Жизнь аристократии во времена позднего Средневековья, независимо от того, подразумевать ли здесь Францию и Бургундию – или Флоренцию, это попытка разыгрывать грезу, делая участниками всегда одного и того же спектакля то древних греков и мудрецов, то рыцаря и непорочную деву, то бесхитростных пастухов, довольствующихся тем, что имеют. Франция и Бургундия играют этот спектакль все еще в старой манере; Флоренция точно на ту же тему сочиняет новую, и более прекрасную, пьесу.

Жизнь двора и аристократии украшена до максимума выразительности; весь жизненный уклад облекается в формы, как бы приподнятые до мистерии, пышно расцвеченные яркими красками и выдаваемые за добродетели. События жизни и их восприятие обрамляются как нечто прекрасное и возвышенное. Я хорошо знаю, что это не является спецификой исключительно позднего Средневековья; все это произрастало уже на первобытных стадиях культуры; это можно было видеть также в Китае и Византии; и это вовсе не умирает вместе со Средневековьем, свидетельство чему – «король-солнце»3*.

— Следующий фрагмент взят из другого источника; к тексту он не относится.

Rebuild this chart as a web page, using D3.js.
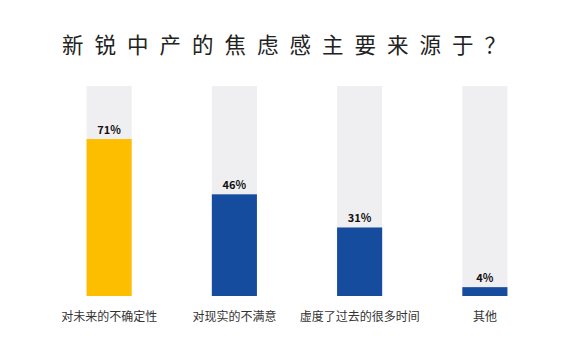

Двор – та сфера, где эстетика формы жизненного уклада могла раскрываться наиболее полно. Известно, какое значение придавали герцоги Бургундские всему, что касалось придворной роскоши и великолепия. После воинской славы двор, говорит Шастеллен, – первое, к чему следует относиться с особым вниманием; содержать его в образцовом порядке и состоянии – важнейшее дело14. Оливье дё ля Марш, церемониймейстер Карла Смелого, по просьбе короля Англии Эдуарда IV написал трактат об устройстве двора герцогов Бургундских, с тем чтобы предложить королю образец церемониала и придворного этикета в качестве примера для подражания15. Изящная и утонченная придворная жизнь Бургундии была унаследована Габсбургами, которые перенесли ее в Испанию и Австрию, где она сохранялась вплоть до последнего времени. Бургундский двор неустанно прославляли как богатейший и наиболее хорошо устроенный по сравнению со всеми прочими16. В особенности Карл Смелый, чью душу обуревало рвение к насильственному насаждению порядка и всякого рода правил – и который повсюду оставлял за собой сплошную неразбериху, – испытывал страсть к высокоторжественным церемониям. Старинную иллюзию относительно того, что государь самолично выслушивает и тут же разрешает жалобы и прошения малых сих, он облек в пышную, великолепную форму. Два-три раза в неделю, после полуденной трапезы, герцог приступал к публичной аудиенции, и каждый мог приблизиться к нему и вручить то или иное прошение. Все придворные неукоснительно должны были при этом присутствовать, и никто не отваживался уклониться от этой чести. Тщательно размещенные соответственно занимаемому ими рангу, восседали они по обе стороны от прохода, который вел к герцогскому высокому трону. Подле него находились два коленопреклоненных maistres des requestes [магистра прошений], audiencier [аудитор] и секретарь, которые читали и рассматривали прошения по высочайшему указанию герцога. За балюстрадой, окружавшей зал, стояли придворные более низкого ранга. Это была, говорит Шастеллен, по своему виду «une chose magnifique et de grand los» [«вещь величественная и полная славы»], – правда, вынужденные присутствовать зрители ужасно скучают, да и сам он испытывает сомнение относительно добрых плодов подобного судопроизводства; это была такая вещь, которой ему за все его время ни разу не доводилось видеть ни при одном дворе17.